Ever since reading about the THRIVE App, which gives you the tools to take a break from your phone, I could tell it was something I needed. I began to notice my problem with smartphone “hygiene” (read: extreme overuse) long before joining Thrive Global. Yes, full disclosure, I work for the company that created this app. But I started only recently, and had nothing to do with building the app. So I promise a brutally honest evaluation.

When I started working at Thrive, I decided I needed to at least try to practice what I preach. I’ve been working hard to be better about putting my phone away when I’m at dinner with friends and family, and I mean really away, not just face down on the table, ready to distract me with every buzz. The other week, I realized I was spending more time taking photos of my nieces and nephews than actually interacting with them. I caught myself in the moment—we usually know when what we’re doing isn’t “good”—and threw my phone across the room, only to slink over and pick it up minutes later like a dog retrieving its bone. I clearly needed help.

Not surprisingly, I jumped at this assignment. I happen to be an iPhone user, which means I won’t be able to integrate the THRIVE App into my everyday life just yet. I was handed a Samsung Galaxy Note8 to use at work and my coworkers (and a few select friends) were told to be as obnoxious as possible. They knew I was hiding my personal phone and were instructed to distract me all day.

Enter, Thrive Mode.

My first experiment was turning on Thrive Mode to focus on writing a short piece, and I was excited to finish the story completely uninterrupted. I opened the app and selected 30 minutes of “Thrive Mode.” The phone was then silent. No notifications came through and I could not access anything on the phone other than that calming moon screen, which showed the progress of my Thrive session.

Looking for an escape hatch, I tried clicking the home button. No luck. (If you really need to, you can click “End This Session” to turn off Thrive Mode at any time. But hey, I wasn’t in this to be a quitter.)

In Thrive Mode, I worked in peace for my half hour, and then some. Thrive Mode ends quietly. There’s no jarring buzz to signal its completion, nor do you get an influx of notifications from the people who tried to contact you while you were “thriving.” When my time was up, I had over 20 texts from my coworkers who had tried to distract me, but I didn’t realize Thrive Mode turned off until I received a string of new texts. Before Thrive Mode, the phone had been buzzing all day, but after a period of completely uninterrupted work, these notifications felt especially jarring.

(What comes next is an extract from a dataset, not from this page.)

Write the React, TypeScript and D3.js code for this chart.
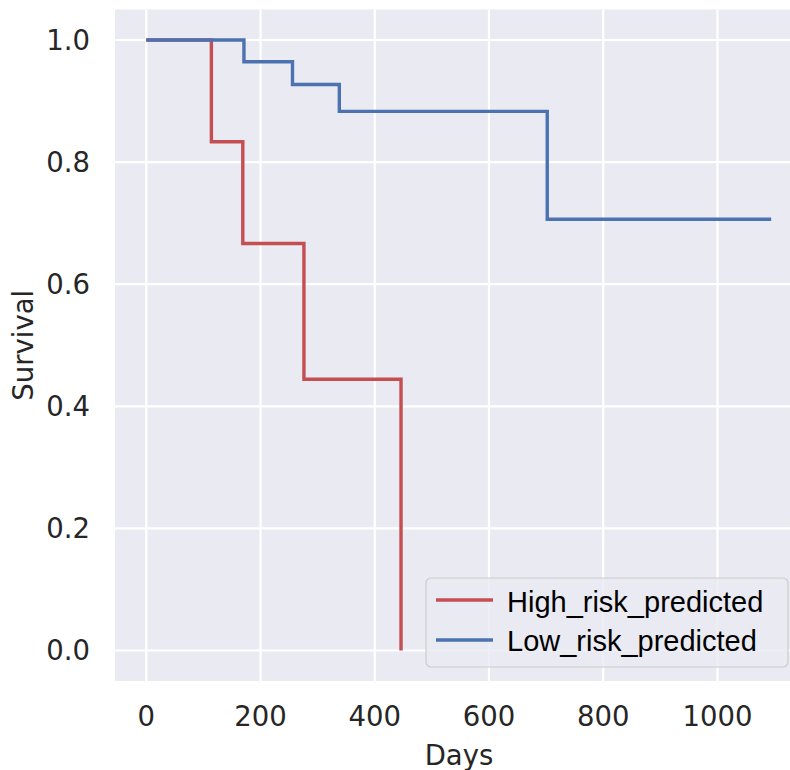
import React from "react";
import * as d3 from "d3";

const highDays = [0, 114, 169, 276, 446];
const highSurvival = [1.0, 0.8333, 0.6667, 0.4444, 0.0];
const lowDays = [0, 171, 256, 338, 702, 1094];
const lowSurvival = [1.0, 0.9643, 0.9272, 0.8831, 0.7065, 0.7065];
const xTicks = [0, 200, 400, 600, 800, 1000];
const yTicks = [0.0, 0.2, 0.4, 0.6, 0.8, 1.0];
const seriesNames = ["High_risk_predicted", "Low_risk_predicted"];
const seriesColors = ["#C44E52", "#4C72B0"];

const W = 790;
const H = 770;
const left = 115;
const right = 803;
const top = 9.5;
const bottom = 681;

export default function App() {
  const x = d3.scaleLinear().domain([-54.75, 1149.75]).range([left, right]);
  const y = d3.scaleLinear().domain([-0.05, 1.05]).range([bottom, top]);
  const line = d3
    .line<[number, number]>()
    .x((d) => x(d[0]))
    .y((d) => y(d[1]))
    .curve(d3.curveStepAfter);
  const highPts: [number, number][] = highDays.map((d, i) => [d, highSurvival[i]]);
  const lowPts: [number, number][] = lowDays.map((d, i) => [d, lowSurvival[i]]);
  const tickFont = "'DejaVu Sans', sans-serif";
  const textColor = "#262626";
  const fs = 27.5;
  const legX = 426;
  const legY = 578;
  const legW = 362;
  const legH = 89;
  return (
    <svg
      width={W}
      height={H}
      style={{ position: "absolute", left: 0, top: 0, background: "#ffffff" }}
    >
      <rect x={left} y={top} width={right - left} height={bottom - top} fill="#EAEAF2" />
      {xTicks.map((t) => (
        <line key={"gx" + t} x1={x(t)} x2={x(t)} y1={top} y2={bottom} stroke="#ffffff" strokeWidth={2.2} />
      ))}
      {yTicks.map((t) => (
        <line key={"gy" + t} x1={left} x2={right} y1={y(t)} y2={y(t)} stroke="#ffffff" strokeWidth={2.2} />
      ))}
      <path d={line(highPts) || ""} fill="none" stroke={seriesColors[0]} strokeWidth={3.4} strokeLinejoin="miter" />
      <path d={line(lowPts) || ""} fill="none" stroke={seriesColors[1]} strokeWidth={3.4} strokeLinejoin="miter" />
      {xTicks.map((t) => (
        <text
          key={"tx" + t}
          x={x(t)}
          y={726}
          textAnchor="middle"
          fontFamily={tickFont}
          fontSize={fs}
          fill={textColor}
        >
          {t}
        </text>
      ))}
      {yTicks.map((t) => (
        <text
          key={"ty" + t}
          x={90}
          y={y(t)}
          dy="0.36em"
          textAnchor="end"
          fontFamily={tickFont}
          fontSize={fs}
          fill={textColor}
        >
          {t.toFixed(1)}
        </text>
      ))}
      <text
        x={(left + right) / 2}
        y={765}
        textAnchor="middle"
        fontFamily={tickFont}
        fontSize={fs}
        fill={textColor}
      >
        Days
      </text>
      <text
        transform={`translate(33, ${(top + bottom) / 2}) rotate(-90)`}
        textAnchor="middle"
        fontFamily={tickFont}
        fontSize={fs}
        fill={textColor}
      >
        Survival
      </text>
      <rect
        x={legX}
        y={legY}
        width={legW}
        height={legH}
        rx={5}
        ry={5}
        fill="#EAEAF2"
        fillOpacity={0.8}
        stroke="#cccccc"
        strokeWidth={1.2}
      />
      {seriesNames.map((name, i) => (
        <g key={name}>
          <line
            x1={436}
            x2={493}
            y1={600 + i * 40}
            y2={600 + i * 40}
            stroke={seriesColors[i]}
            strokeWidth={3.4}
          />
          <text
            x={507}
            y={611.5 + i * 39}
            fontFamily="'Liberation Sans', Arial, sans-serif"
            fontSize={29}
            fill="#000000"
          >
            {name}
          </text>
        </g>
      ))}
    </svg>
  );
}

One key feature of the app is that it’s bidirectional. The contacts who texted me while I was thriving received a message letting them know I was in Thrive Mode and when I’d be available again. Think of it as an away message for your texts.

But Thrive Mode is just the beginning of the THRIVE App experience.

The App Control section shows you how long, to the minute, you have used your phone that day and details what percentage of that time was spent on various apps, and all in an aesthetically-pleasing pie chart. Below the chart, you can see exactly how much time you’ve spent on each app and set a daily limit for any of them.

To test the App Blocking feature, I set a 10-minute limit on Instagram and began the somewhat fun and somewhat miserable experience of scrolling through my feed. In other words, the usual. A few minutes later, a little notification popped up: “You’re at 75% of your daily limit for Instagram, would you like to take a break?” At 10 minutes, the app shut down and took me back to the serene design of the THRIVE App with a notification that I had reached my daily use limit. When I tried to go back to Instagram, I found myself back in the THRIVE App. It’s a never-ending cycle of Pavlovian goodness. I can’t be the only one that desperately needs saving from those late-night Instagram deep dives that feel like five minutes but somehow delay my bedtime by 3 hours.

I discovered one of my favorite parts of the THRIVE App after my first session. When I opened my phone to see who was contacting me, I found the following message:

The THRIVE App provides these Microsteps after every session and, because the app is open on your screen when you unlock it (it is, by nature, the last app you used when you closed the phone), you aren’t exposed to your influx of messages until after this motivational message. It’s an inspiring, mindful way to ease back into the chaos that is your phone. The app’s home screen also has a clickable option to “Take a microstep toward a more thriving life,” which I used to get extra encouragement multiple times.

It’s sounds horribly cheesy, but a day with the THRIVE App was, in a way, its own microstep. Not only did the app work as advertised while I was actually using it, it made me more mindful of my phone use in between THRIVE sessions as well. I can’t say if I would immediately have the willpower to turn on Thrive Mode every single time I’m out to dinner with friends or stick meticulously to time limits on my apps—I’m only human. But since using the app, any time I get lost scrolling through a News Feed or watching video after video, I think, “Have I reached my limit? What if this app just quit, taking me back to the THRIVE App home screen?”… And sometimes I wish it would.